A saved snapshot of a model's parameters and state during training.
A checkpoint is a serialized snapshot of a machine learning model's parameters, optimizer state, and training metadata captured at a specific point during the training process. By periodically saving this information to disk, practitioners can resume an interrupted training run from where it left off rather than starting over — a critical safeguard given that training large models can take days or weeks on expensive hardware. Checkpoints also enable early stopping strategies, where training is halted once validation performance plateaus and the best-performing snapshot is retrieved for deployment.

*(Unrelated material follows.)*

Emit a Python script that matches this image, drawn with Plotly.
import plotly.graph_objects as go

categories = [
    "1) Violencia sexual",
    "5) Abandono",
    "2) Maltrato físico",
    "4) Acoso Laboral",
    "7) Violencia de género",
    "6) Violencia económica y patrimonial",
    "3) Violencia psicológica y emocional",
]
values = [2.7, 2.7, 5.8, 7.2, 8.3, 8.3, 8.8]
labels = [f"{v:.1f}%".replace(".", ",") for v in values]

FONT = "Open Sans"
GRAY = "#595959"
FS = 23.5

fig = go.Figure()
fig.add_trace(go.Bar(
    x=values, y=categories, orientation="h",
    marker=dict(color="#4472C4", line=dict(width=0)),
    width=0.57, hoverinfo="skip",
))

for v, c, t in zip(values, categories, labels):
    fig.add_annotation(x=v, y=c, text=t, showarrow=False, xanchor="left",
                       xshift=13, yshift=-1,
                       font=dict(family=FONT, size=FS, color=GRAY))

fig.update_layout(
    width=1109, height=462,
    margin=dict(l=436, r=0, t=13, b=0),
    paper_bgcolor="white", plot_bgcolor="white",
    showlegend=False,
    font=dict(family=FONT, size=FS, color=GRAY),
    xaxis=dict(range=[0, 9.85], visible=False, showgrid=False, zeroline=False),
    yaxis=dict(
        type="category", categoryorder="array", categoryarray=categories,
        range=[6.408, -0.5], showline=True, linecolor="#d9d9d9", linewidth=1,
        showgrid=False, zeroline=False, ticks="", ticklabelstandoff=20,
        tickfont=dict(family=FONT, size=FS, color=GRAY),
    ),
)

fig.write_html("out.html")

In practice, checkpoints are saved either at fixed intervals — every N epochs or every N gradient steps — or conditionally, whenever a monitored metric such as validation loss reaches a new minimum. Modern frameworks like PyTorch and TensorFlow provide built-in utilities for this: torch.save and ModelCheckpoint callbacks, respectively, handle the serialization of weights and optimizer states in a format that can be reloaded seamlessly. A full checkpoint typically stores model weights, optimizer momentum buffers, learning rate scheduler state, and the current epoch or step count, ensuring that resumed training is numerically identical to uninterrupted training.
Beyond fault tolerance, checkpoints serve several other practical roles. They allow researchers to evaluate model behavior at intermediate stages of training, enabling analysis of how representations evolve over time. In transfer learning workflows, publicly released checkpoints — such as those for BERT, GPT, or ResNet — serve as pretrained starting points that dramatically reduce the compute required to adapt a model to a new task. This has made checkpoint sharing a cornerstone of the open-source ML ecosystem, with repositories like Hugging Face's Model Hub hosting thousands of community-contributed snapshots.

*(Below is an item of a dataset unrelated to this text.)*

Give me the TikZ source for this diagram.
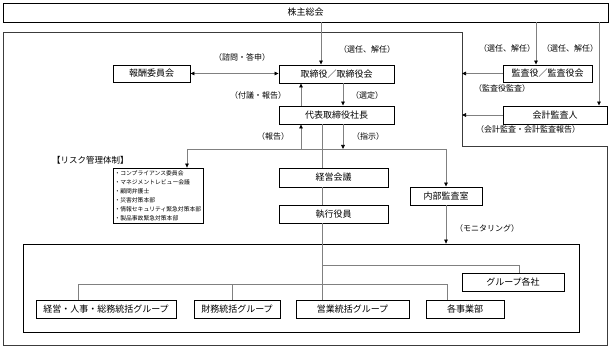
\documentclass[tikz,border=0pt]{standalone}
\usepackage{fontspec}
\setmainfont{Noto Sans CJK JP}
\usetikzlibrary{arrows.meta}
\definecolor{cgray}{RGB}{128,128,128}
\definecolor{fgray}{RGB}{60,60,60}
\begin{document}
\begin{tikzpicture}[x=1pt,y=-1pt,
  box/.style={draw=black,line width=0.9pt,fill=white,inner sep=0pt,font=\fontsize{9}{10}\selectfont},
  lbl/.style={inner sep=0pt,font=\fontsize{8}{9}\selectfont},
  conn/.style={draw=cgray,line width=0.7pt},
  tip/.style={},
  arr/.style={conn,-{Triangle[length=4pt,width=3.6pt,color=black]}},
  darr/.style={conn,{Triangle[length=4pt,width=3.6pt,color=black]}-{Triangle[length=4pt,width=3.6pt,color=black]}},
  frame/.style={draw=fgray,line width=0.8pt}
  ]
\useasboundingbox (0,0) rectangle (611,350);
% outer frame
\draw[frame] (3,32) -- (462,32) -- (462,146) -- (607,146) -- (607,345) -- (3,345) -- cycle;
% nodes
\node[box,minimum width=605pt,minimum height=19pt] (kabu) at (305.5,12.5) {株主総会};
\node[box,minimum width=77pt,minimum height=17pt] (hoshu) at (151.5,73.5) {報酬委員会};
\node[box,minimum width=115pt,minimum height=18pt] (tori) at (336.5,74) {取締役／取締役会};
\node[box,minimum width=115pt,minimum height=18pt] (daihyo) at (336.5,115) {代表取締役社長};
\node[box,minimum width=89pt,minimum height=17pt] (kansa) at (547.5,73.5) {監査役／監査役会};
\node[box,minimum width=104pt,minimum height=18pt] (kaikei) at (555,115) {会計監査人};
\node[box,minimum width=109pt,minimum height=19pt] (keiei) at (333.5,177.5) {経営会議};
\node[box,minimum width=109pt,minimum height=18pt] (shikko) at (333.5,214) {執行役員};
\node[box,minimum width=72pt,minimum height=18pt] (naibu) at (446,196) {内部監査室};
\node[box,line width=0.8pt,minimum width=90pt,minimum height=55pt,text width=87pt,align=left,inner sep=1.5pt,
      font=\fontsize{5.8}{9}\selectfont] (risk) at (158,195.5)
  {・コンプライアンス委員会\\・マネジメントレビュー会議\\・顧問弁護士\\・災害対策本部\\・情報セキュリティ緊急対策本部\\・製品事故緊急対策本部};
\node[lbl,anchor=west,font=\fontsize{8.5}{9}\selectfont] (risktitle) at (52,160) {【リスク管理体制】};
\node[draw=black,line width=0.8pt,minimum width=556pt,minimum height=88pt,inner sep=0pt] (inner) at (301,288) {};
\node[box,minimum width=140pt,minimum height=18pt] (grkei) at (106,309) {経営・人事・総務統括グループ};
\node[box,minimum width=86pt,minimum height=18pt] (grzai) at (237,309) {財務統括グループ};
\node[box,minimum width=113pt,minimum height=18pt] (greig) at (352.5,309) {営業統括グループ};
\node[box,minimum width=78pt,minimum height=18pt] (grkaku) at (465,309) {各事業部};
\node[box,minimum width=102pt,minimum height=18pt] (grgrp) at (513,282) {グループ各社};
% coordinates
\coordinate (a1) at (321,0);
\coordinate (a2) at (536,0);
\coordinate (a3) at (599,0);
\coordinate (f1) at (462,73.5);
\coordinate (f2) at (462,115);
\coordinate (jL) at (187,149);
\coordinate (jR) at (446,149);
\coordinate (jH) at (301,149);
\coordinate (jS) at (343,149);
\coordinate (mv) at (322,0);
\coordinate (g1) at (322,265);
\coordinate (g1e) at (519,265);
\coordinate (h1) at (78,284);
\coordinate (h2) at (447,284);
\coordinate (h3) at (232,284);
% connectors
\draw[arr] (a1 |- kabu.south) -- (a1 |- tori.north);
\draw[arr] (a2 |- kabu.south) -- (a2 |- kansa.north);
\draw[arr] (a3 |- kabu.south) -- (a3 |- kaikei.north);
\draw[darr] (hoshu.east) -- (hoshu.east -| tori.west);
\draw[arr] (kansa.west) -- (f1);
\draw[arr] (kaikei.west) -- (f2);
\draw[arr] (jH |- daihyo.north) -- (jH |- tori.south);
\draw[arr] (jS |- tori.south) -- (jS |- daihyo.north);
\draw[conn] (jL) -- (jR);
\draw[arr] (jL) -- (jL |- risk.north);
\draw[arr] (jR) -- (jR |- naibu.north);
\draw[arr] (jH) -- (jH |- daihyo.south);
\draw[arr] (jS |- daihyo.south) -- (jS);
\draw[conn] (mv |- daihyo.south) -- (mv |- keiei.north);
\draw[conn] (mv |- keiei.south) -- (mv |- shikko.north);
\draw[conn] (mv |- shikko.south) -- (mv |- greig.north);
\draw[arr] (naibu.south) -- (naibu.south |- inner.north);
\draw[conn] (g1) -- (g1e) -- (g1e |- grgrp.north);
\draw[conn] (h1 |- grkei.north) -- (h1) -- (h2) -- (h2 |- grkaku.north);
\draw[conn] (h3) -- (h3 |- grzai.north);
% labels
\node[lbl] (l1) at (367,49) {（選任、解任）};
\node[lbl] (l2) at (507,48) {（選任、解任）};
\node[lbl] (l3) at (570,48) {（選任、解任）};
\node[lbl] (l4) at (242,57) {（諮問・答申）};
\node[lbl] (l5) at (258,95) {（付議・報告）};
\node[lbl] (l6) at (367,95) {（選定）};
\node[lbl] (l7) at (273,136) {（報告）};
\node[lbl] (l8) at (368,136) {（指示）};
\node[lbl] (l9) at (502,88) {（監査役監査）};
\node[lbl] (l10) at (528,129) {（会計監査・会計監査報告）};
\node[lbl] (l11) at (487,228) {（モニタリング）};
\end{tikzpicture}
\end{document}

The importance of checkpointing scales directly with model size and training cost. For large language models trained on thousands of GPUs over months, losing progress due to a hardware failure without checkpoints would be catastrophically expensive. As a result, production training pipelines typically implement redundant checkpoint storage across multiple locations, with fine-grained control over retention policies to balance storage costs against recovery granularity.